As the Supreme Court recognized in Smith v. Director, Division of Taxation, 108 N.J. 19, 32 (1987), New
Jersey's Gross Income Tax Act (GIT Act) was not based on the federal Internal Revenue Code (I.R.C.), and
therefore the GIT Act prohibits certain deductions that the I.R.C. allows.
We disagree that the Legislature patterned the New Jersey Gross Income Tax
Act on the Internal Revenue Code. . . . The federal income tax model was
rejected by the Legislature in favor of a gross income tax to avoid the loopholes
available under the Code. For example, the Code taxes all income, from
whatever source derived, except income expressly exempted from tax. I.R.C. §
61. On the other hand, the Gross Income Tax Act only taxes expressly identified
classes of income. The Code taxes all income on a net consolidated basis. The
Gross Income Tax Act taxes some income on a net basis and other income on a
gross basis. The Gross Income Tax Act establishes "categories" of income
against which the cross-netting of losses is barred.
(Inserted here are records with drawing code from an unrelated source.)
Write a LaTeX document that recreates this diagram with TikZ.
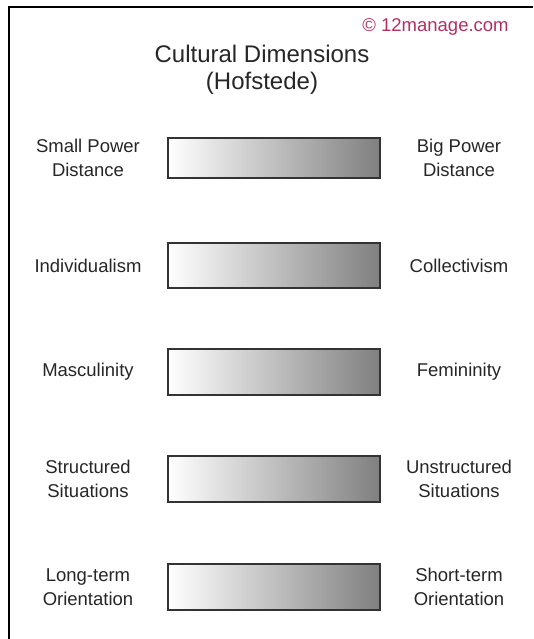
\documentclass[tikz,border=0pt]{standalone}
\usepackage{fontspec}
\setmainfont{Liberation Sans}
\definecolor{copyred}{RGB}{176,48,96}
\tikzset{
  scalebar/.style={draw=black!80, line width=1.5pt, left color=white, right color=black!50,
    minimum width=212pt, inner sep=0pt},
  pole/.style={align=center, inner sep=0pt, text=black!85, font=\fontsize{18.5}{24}\selectfont},
}
\begin{document}
\begin{tikzpicture}[x=1pt, y=-1pt, line width=2pt]
  \useasboundingbox (0,0) rectangle (533,639);
  % frame, open to the right and below
  \draw (533,7) -- (9,7) -- (9,639);
  \node[text=copyred, anchor=base east, font=\fontsize{18.5}{20}\selectfont] (copy) at (513,32) {© 12manage.com};
  \node[align=center, anchor=base, text=black!85, font=\fontsize{24}{27}\selectfont] (title) at (262,90) {Cultural Dimensions\\(Hofstede)};

  % five dimensions: left pole, scale, right pole
  \node[scalebar, minimum height=40pt] (bar1) at (274,158) {};
  \node[pole] (low1) at (88,158) {Small Power\\Distance};
  \node[pole] (high1) at (459,158) {Big Power\\Distance};

  \node[scalebar, minimum height=45pt] (bar2) at (274,265.5) {};
  \node[pole] (low2) at (88,265.5) {Individualism};
  \node[pole] (high2) at (459,265.5) {Collectivism};

  \node[scalebar, minimum height=46pt] (bar3) at (274,372) {};
  \node[pole] (low3) at (88,372) {Masculinity};
  \node[pole] (high3) at (459,372) {Femininity};

  \node[scalebar, minimum height=46pt] (bar4) at (274,479) {};
  \node[pole] (low4) at (88,479) {Structured\\Situations};
  \node[pole] (high4) at (459,479) {Unstructured\\Situations};

  \node[scalebar, minimum height=46pt] (bar5) at (274,587) {};
  \node[pole] (low5) at (88,587) {Long-term\\Orientation};
  \node[pole] (high5) at (459,587) {Short-term\\Orientation};
\end{tikzpicture}
\end{document}
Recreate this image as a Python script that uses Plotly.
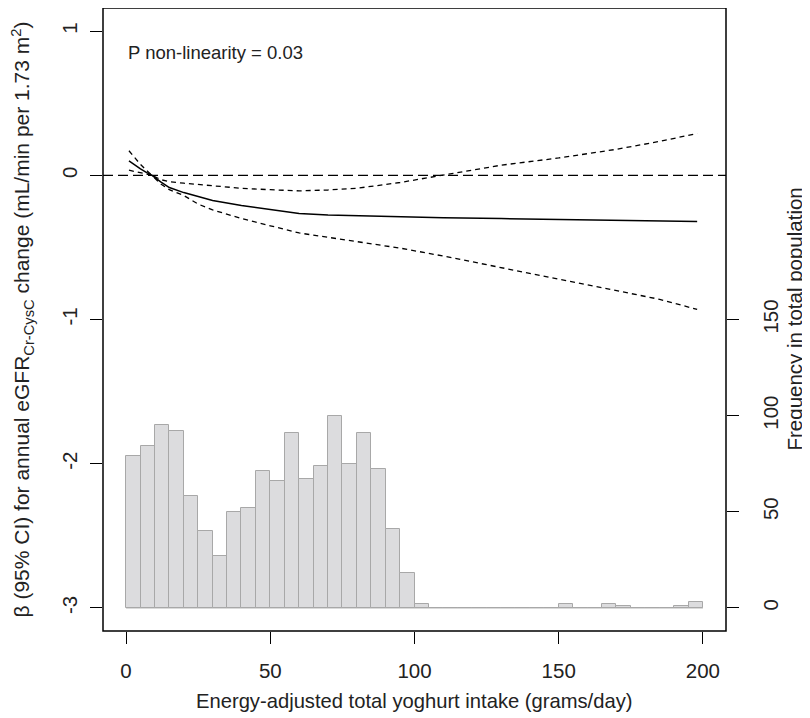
import plotly.graph_objects as go

# ---- data ----
x_curve = [1, 3, 5, 7, 9, 12, 15, 20, 25, 30, 40, 50, 60, 70, 80, 95, 110, 130, 150, 170, 185, 198]
estimate = [0.10, 0.07, 0.045, 0.02, 0.0, -0.045, -0.085, -0.12, -0.15, -0.175, -0.21, -0.24,
            -0.265, -0.275, -0.28, -0.288, -0.295, -0.30, -0.305, -0.31, -0.315, -0.32]
upper_ci = [0.17, 0.12, 0.075, 0.035, 0.0, -0.03, -0.045, -0.055, -0.065, -0.075, -0.09, -0.10,
            -0.108, -0.102, -0.09, -0.05, 0.0, 0.07, 0.12, 0.18, 0.235, 0.29]
lower_ci = [0.035, 0.025, 0.015, 0.008, 0.0, -0.06, -0.10, -0.14, -0.20, -0.24, -0.30, -0.35,
            -0.40, -0.43, -0.46, -0.505, -0.56, -0.64, -0.72, -0.80, -0.86, -0.93]

bin_left = [0, 5, 10, 15, 20, 25, 30, 35, 40, 45, 50, 55, 60, 65, 70, 75, 80, 85, 90, 95,
            100, 105, 110, 115, 120, 125, 130, 135, 140, 145, 150, 155, 160, 165, 170, 175,
            180, 185, 190, 195]
counts = [79, 84, 95, 92, 58, 40, 27, 50, 52, 71, 66, 91, 67, 74, 100, 75, 91, 72, 41, 18,
          2, 0, 0, 0, 0, 0, 0, 0, 0, 0, 2, 0, 0, 2, 1, 0, 0, 0, 1, 3]
bin_width = 5

x_ticks = [0, 50, 100, 150, 200]
y_ticks = [-3, -2, -1, 0, 1]
freq_ticks = [0, 50, 100, 150]
p_text = "P non-linearity = 0.03"

# ---- scales ----
x_range = [-8, 208]
y_range = [-3.16, 1.16]
counts_per_unit = 75.0  # right-axis counts per left-axis unit, 0 count at y = -3
freq_range = [(y_range[0] + 3) * counts_per_unit, (y_range[1] + 3) * counts_per_unit]

FONT = "Liberation Sans, Arial, sans-serif"
AX = 21
fig = go.Figure()

# histogram
fig.add_trace(go.Bar(
    x=[b + bin_width / 2 for b in bin_left], y=counts, width=bin_width,
    marker=dict(color="#dcdcde", line=dict(color="#a8a8a8", width=1)),
    yaxis="y2", showlegend=False, hoverinfo="skip"))
fig.add_trace(go.Scatter(
    x=[bin_left[0], bin_left[-1] + bin_width], y=[0, 0], mode="lines",
    line=dict(color="#a8a8a8", width=1), yaxis="y2", showlegend=False, hoverinfo="skip"))

# curves
fig.add_trace(go.Scatter(x=x_curve, y=upper_ci, mode="lines",
                         line=dict(color="black", width=1.3, dash="5px,4px"), showlegend=False))
fig.add_trace(go.Scatter(x=x_curve, y=lower_ci, mode="lines",
                         line=dict(color="black", width=1.3, dash="5px,4px"), showlegend=False))
fig.add_trace(go.Scatter(x=x_curve, y=estimate, mode="lines",
                         line=dict(color="black", width=1.5), showlegend=False))

# reference line at 0
fig.add_shape(type="line", xref="paper", x0=0, x1=1, yref="y", y0=0, y1=0,
              line=dict(color="black", width=1.3, dash="10px,5px"))
# box
fig.add_shape(type="rect", xref="paper", yref="paper", x0=0, x1=1, y0=0, y1=1,
              line=dict(color="black", width=1.5))

fig.add_annotation(x=x_ticks[0], y=0.85, xref="x", yref="y", text=p_text, showarrow=False,
                   xanchor="left", yanchor="middle", font=dict(size=18.5, color="#222"))

# axis titles (plot area: 623 x 623 px)
fig.add_annotation(xref="paper", yref="paper", x=0.5, y=-70 / 623,
                   text="Energy-adjusted total yoghurt intake (grams/day)", showarrow=False,
                   xanchor="center", yanchor="middle", font=dict(size=20.2, color="#222"))
fig.add_annotation(xref="paper", yref="paper", x=(22 - 103) / 623, y=0.5, textangle=-90,
                   text="β (95% CI) for annual eGFR<sub>Cr-CysC</sub> change (mL/min per 1.73 m<sup>2</sup>)",
                   showarrow=False, xanchor="center", yanchor="middle",
                   font=dict(size=AX, color="#222"))
fig.add_annotation(xref="paper", yref="paper", x=(794 - 103) / 623, y=0.5, textangle=-90,
                   text="Frequency in total population", showarrow=False,
                   xanchor="center", yanchor="middle", font=dict(size=20.5, color="#222"))

axis_common = dict(showgrid=False, zeroline=False, showline=False, ticks="outside",
                   ticklen=12, tickwidth=1.3, tickcolor="black",
                   tickfont=dict(size=20.5, color="#222", family=FONT))

# the page body adds an 8 px offset, so the figure is 8 px smaller each way
fig.update_layout(
    width=802, height=710,
    margin=dict(l=95, r=84, t=0, b=87),
    paper_bgcolor="white", plot_bgcolor="white",
    font=dict(family=FONT, color="#222"),
    bargap=0,
    xaxis=dict(range=x_range, tickvals=x_ticks, ticktext=[str(v) for v in x_ticks],
               ticklabelstandoff=9, **axis_common),
    yaxis=dict(range=y_range, tickvals=y_ticks, ticktext=[str(v) for v in y_ticks],
               tickangle=-90, ticklabelstandoff=5, **axis_common),
    yaxis2=dict(range=freq_range, tickvals=freq_ticks, ticktext=[str(v) for v in freq_ticks],
                overlaying="y", side="right", tickangle=-90, ticklabelstandoff=14,
                **axis_common),
)

fig.write_html("out.html")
No such device is included in
the Code.
[Ibid. (emphasis added).]
We agree with the Tax Court that Schulmann may not deduct payments made out of his S corporation
income as a business expense under N.J.S.A. 54A:5-1(b) (net income from the operation of a business).
Income from an S corporation is a separate income category, under N.J.S.A. 54:5-1(p), and Schulmann
cannot "cross-net" an alleged business expense against his S corporation income.
The [GIT] Act imposes taxes on distinct and separate categories of income.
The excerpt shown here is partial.